▶ _Data extract_
■ ■ ■ ■ ■

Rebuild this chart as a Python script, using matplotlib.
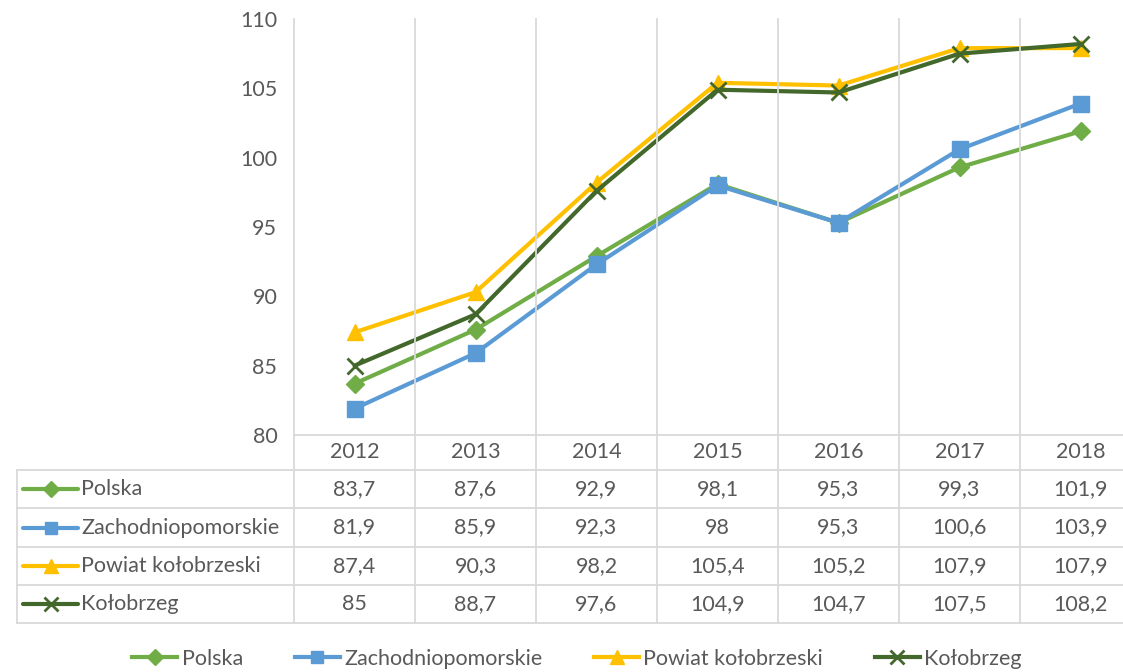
import matplotlib
matplotlib.use("Agg")
import matplotlib.pyplot as plt
from matplotlib.transforms import blended_transform_factory
from matplotlib.lines import Line2D

years = ["2012", "2013", "2014", "2015", "2016", "2017", "2018"]
series_names = ["Polska", "Zachodniopomorskie", "Powiat kołobrzeski", "Kołobrzeg"]
polska = [83.7, 87.6, 92.9, 98.1, 95.3, 99.3, 101.9]
zachodniopomorskie = [81.9, 85.9, 92.3, 98.0, 95.3, 100.6, 103.9]
powiat = [87.4, 90.3, 98.2, 105.4, 105.2, 107.9, 107.9]
kolobrzeg = [85.0, 88.7, 97.6, 104.9, 104.7, 107.5, 108.2]
y_ticks = [80, 85, 90, 95, 100, 105, 110]

series = [polska, zachodniopomorskie, powiat, kolobrzeg]
colors = ["#70AD47", "#5B9BD5", "#FFC000", "#43682B"]
markers = ["D", "s", "^", "x"]
msizes = [9, 11, 12, 12]

W, H = 1123, 672
FONT = "Lato"
TXT = "#595959"
GRID = "#D9D9D9"
FS = 15.5

fig = plt.figure(figsize=(W / 100, H / 100), dpi=100)
plt.rcParams["font.family"] = [FONT, "DejaVu Sans"]

def fx(px):
    return px / W

def fy(py):
    return 1 - py / H

x_left, x_right = 294, 1141
y_top, y_bot = 19, 435
ax = fig.add_axes([fx(x_left), fy(y_bot), fx(x_right) - fx(x_left), fy(y_top) - fy(y_bot)])
ax.set_xlim(-0.5, len(years) - 0.5)
ax.set_ylim(80, 110)
ax.set_yticks(y_ticks)
ax.set_yticklabels([str(t) for t in y_ticks], fontsize=FS, color=TXT, family=[FONT, "DejaVu Sans"])
ax.tick_params(axis="y", length=0, pad=12)
ax.set_xticks([])
for s in ax.spines.values():
    s.set_visible(False)
ax.patch.set_alpha(0)

xs = list(range(len(years)))
for vals, c, m, ms in zip(series, colors, markers, msizes):
    if m == "x":
        ax.plot(xs, vals, color=c, lw=3.0, marker=m, ms=ms, mew=2.0, mec=c, solid_capstyle="round", zorder=3)
    else:
        ax.plot(xs, vals, color=c, lw=3.0, marker=m, ms=ms, mfc=c, mec=c, solid_capstyle="round", zorder=3)

# overlay for table
ov = fig.add_axes([0, 0, 1, 1])
ov.set_xlim(0, W)
ov.set_ylim(H, 0)
ov.axis("off")
ov.patch.set_alpha(0)
bt = blended_transform_factory(ax.transData, ov.transData)

tbl_left = 17
row_lines = [470, 508, 547, 585, 623]
header_top = 435
lw_g = 1.3
for i in range(len(years) + 1):
    ov.plot([i - 0.5, i - 0.5], [y_top, row_lines[-1]], color=GRID, lw=lw_g, transform=bt, clip_on=False, zorder=1)
x_end = len(years) - 0.5
ov.plot([-0.5, x_end], [header_top, header_top], color=GRID, lw=lw_g, transform=bt, clip_on=False, zorder=1)
for yl in row_lines:
    ov.plot([tbl_left, W + 50], [yl, yl], color=GRID, lw=lw_g, clip_on=False, zorder=1)
ov.plot([tbl_left, tbl_left], [row_lines[0], row_lines[-1]], color=GRID, lw=lw_g, zorder=1)

for i, yr in enumerate(years):
    ov.text(i, (header_top + row_lines[0]) / 2, yr, transform=bt, ha="center", va="center",
            fontsize=FS, color=TXT)

def fmt(v):
    return f"{v:g}".replace(".", ",")

for r, (name, vals, c, m, ms) in enumerate(zip(series_names, series, colors, markers, msizes)):
    yc = (row_lines[r] + row_lines[r + 1]) / 2
    kw = dict(color=c, lw=3.0, solid_capstyle="round")
    ov.plot([23, 78], [yc, yc], **kw)
    if m == "x":
        ov.plot([50.5], [yc], marker=m, ms=ms * 0.8, mew=2.0, mec=c, color=c)
    else:
        ov.plot([50.5], [yc], marker=m, ms=ms * 0.85, mfc=c, mec=c, color=c)
    ov.text(81, yc, name, ha="left", va="center", fontsize=FS, color=TXT)
    for i, v in enumerate(vals):
        ov.text(i, yc, fmt(v), transform=bt, ha="center", va="center", fontsize=FS, color=TXT)

handles = []
for name, c, m, ms in zip(series_names, colors, markers, msizes):
    if m == "x":
        h = Line2D([], [], color=c, lw=3.0, marker=m, ms=ms * 0.8, mew=2.0, mec=c)
    else:
        h = Line2D([], [], color=c, lw=3.0, marker=m, ms=ms * 0.85, mfc=c, mec=c)
    handles.append(h)
leg = fig.legend(handles, series_names, loc="center", bbox_to_anchor=(fx(577), fy(659)),
                 ncol=4, frameon=False, fontsize=FS, handlelength=2.1, handletextpad=0.2,
                 columnspacing=2.4)
for t in leg.get_texts():
    t.set_color(TXT)

fig.savefig("out.png", dpi=100)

■ ■ ■ ■ ■

▶ _Description of the task_
Leave the pictures out and reproduce exactly the lines from the top of the listing above through the line with "return 1 - py / H".

▶ _Correct output_
Rebuild this chart as a Python script, using matplotlib.
import matplotlib
matplotlib.use("Agg")
import matplotlib.pyplot as plt
from matplotlib.transforms import blended_transform_factory
from matplotlib.lines import Line2D

years = ["2012", "2013", "2014", "2015", "2016", "2017", "2018"]
series_names = ["Polska", "Zachodniopomorskie", "Powiat kołobrzeski", "Kołobrzeg"]
polska = [83.7, 87.6, 92.9, 98.1, 95.3, 99.3, 101.9]
zachodniopomorskie = [81.9, 85.9, 92.3, 98.0, 95.3, 100.6, 103.9]
powiat = [87.4, 90.3, 98.2, 105.4, 105.2, 107.9, 107.9]
kolobrzeg = [85.0, 88.7, 97.6, 104.9, 104.7, 107.5, 108.2]
y_ticks = [80, 85, 90, 95, 100, 105, 110]

series = [polska, zachodniopomorskie, powiat, kolobrzeg]
colors = ["#70AD47", "#5B9BD5", "#FFC000", "#43682B"]
markers = ["D", "s", "^", "x"]
msizes = [9, 11, 12, 12]

W, H = 1123, 672
FONT = "Lato"
TXT = "#595959"
GRID = "#D9D9D9"
FS = 15.5

fig = plt.figure(figsize=(W / 100, H / 100), dpi=100)
plt.rcParams["font.family"] = [FONT, "DejaVu Sans"]

def fx(px):
    return px / W

def fy(py):
    return 1 - py / H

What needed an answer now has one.